Classic adventuring just doesn't work all that well in high levels.
 

Well the main reason would be it can take years of play to do it. A few times it was mentioned to just jump to high level play. If you do that then option 1 isn’t a choice.
Maybe I'm just weird, but I don't think this requires years of play. It just requires...writing NPCs that are interesting, fun, likeable people that the party would really rather see happy and healthy? I don't really get why that's that much of a challenge. Sure, you'll probably churn through five NPCs for each single beloved NPC, but...that's normal.

Second reason would be a lot of published campaigns don’t have a structure that supports option 1. Case in point being Age of Worms as I mentioned. If you high level campaign involves haring off across the multiverse it doesn’t really matter if you’ve built an in-depth connection with the folks of Icewind Dale.

But yes I agree with you that option one is by far the most satisfying and long term easier approach.
I would argue that it still can be useful, you just have to think about it differently.

Perhaps time passes differently (something you warn the players about ahead of time, to be clear)--so that when they return to Icewind Dale seeking out (say) an elf NPC ally they trusted....they come back to find statues in their honor. Individual folks they knew may be old or have passed on, but the memory of Legendary Heroes transcends lifetimes. They've literally become larger than life. The village in the Dale that you left behind has become a bustling town, bolstered by various things...including what you've done for them.
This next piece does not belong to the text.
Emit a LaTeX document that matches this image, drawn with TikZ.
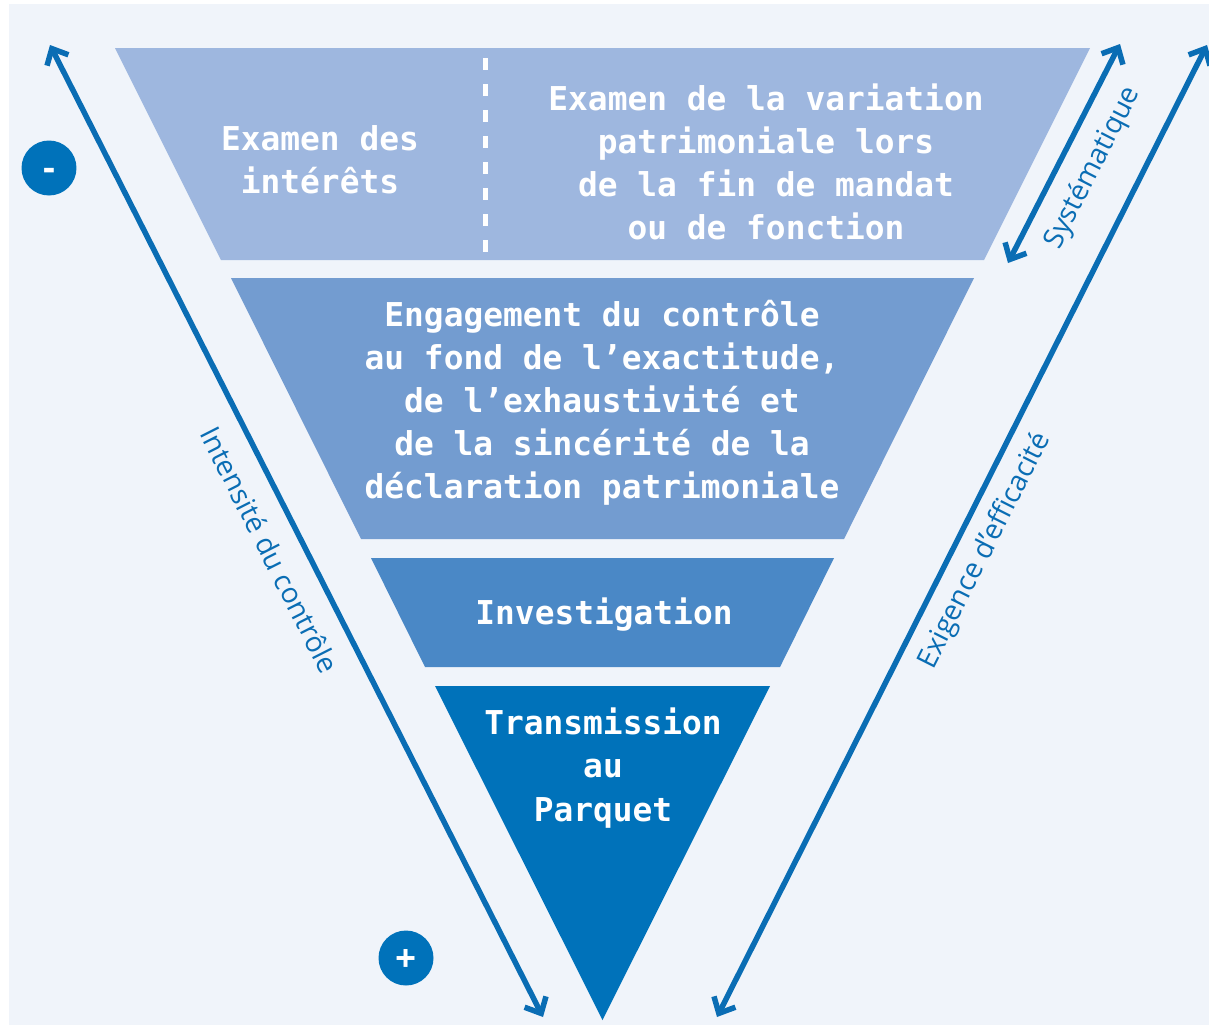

As long as the players can accept these kinds of consequences, this leads to a whole new understanding. They're no longer just adventurers wandering around. They're bedtime stories for the children of the Dale. They're prayed to by frightened locals in desperate times.

And that's just one possibility. Other options could be to tie in those planar adventures to the Dale--it is, after all, only minimally explored and on the very frontier of Faerun. Who knows what lurks beneath the ice? The ancient species that once ruled Faerun, long ago, have left many mysteries forgotten under the ice. If the PCs care about the folks in the sleepy towns they left behind in the Dale, they'll probably feel all the more keenly the need to do their tasks. Or, perhaps some kind of planar distortion has sent their old stomping ground INTO some other plane, and now they have a deeply personal reason to figure out what the hell is going on and how it can be fixed.

I'm not saying it's a trivial thing--no GMing work is, in my experience--but it's not like these ideas are all that inaccessible.
 

One particularly 5E thing with high level PCs is that they are probably STILL vulnerable to their weak saves, unless they took special care while leveling up to compensate. This is both a tool in the GM's tool kit, but also something to watch out for.